その後、清水から横浜FM移籍。若干ではあるが昇進した。そこで記録した5シーズンの成績は134試合、29点。清水時代より活躍した。とはいえ、代表チームに呼ばれる気配はまるでなかった。相変わらず、「和製アンリ」の名に負けていた。
そして今季、鹿島にやってきた。年齢は30歳。いつしかベテランになっていたが、それでもなお、ステップアップを果たしたことは少々意外だった。鹿島が伊藤翔を獲得した背景には、成長株のFW、鈴木優磨が故障中という事情があったのだろうが、ここまで活躍するとは、獲得に動いた鹿島のフロントさえ予想しなかったのではないだろうか。
川崎戦のゴールは、「和製アンリ」の名に負けていなかった。そこで見せた速さ、キレのある技術は、ともに並の日本人選手とは思えないA級のプレーだった。
身長は184cmある。大迫勇也より2cm大きい。さらに幅がある。それはティエリ・アンリとの違いでもある。どっしりとした、いい意味での重みがある。それでいて遅くない。そしてなにより、かつてに比べてバランスがよくなっている。その結果、動きに円滑さが増した。
アンリが苦手としたポストプレーにも長けている。アンリ2世というよりオールラウンダー、万能型FWだ。日本代表級の大型FWとして知られる杉本健勇(浦和レッズ)より頼りになる存在に見える。
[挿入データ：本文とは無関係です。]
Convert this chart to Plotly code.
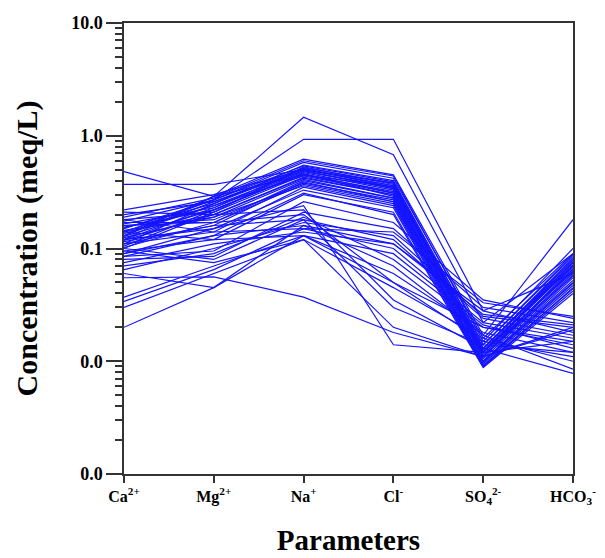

いかんせん30歳なので、「日本代表に入れるべきだ!」と騒ぐつもりはないが、冒頭で述べたように、「惜しかった」とは言いたくなる。とはいえ、出場試合数はまだ200試合にも満たない。年齢の割に使い減りしていないのだ。
早熟で終わるのかと心配された選手が、気がつけば大器晩成型に立ち位置を変えていた珍しいケース。遅咲きの花はどこまで開くか。少なくとも今季のゴール数は、まだまだ伸びそうである。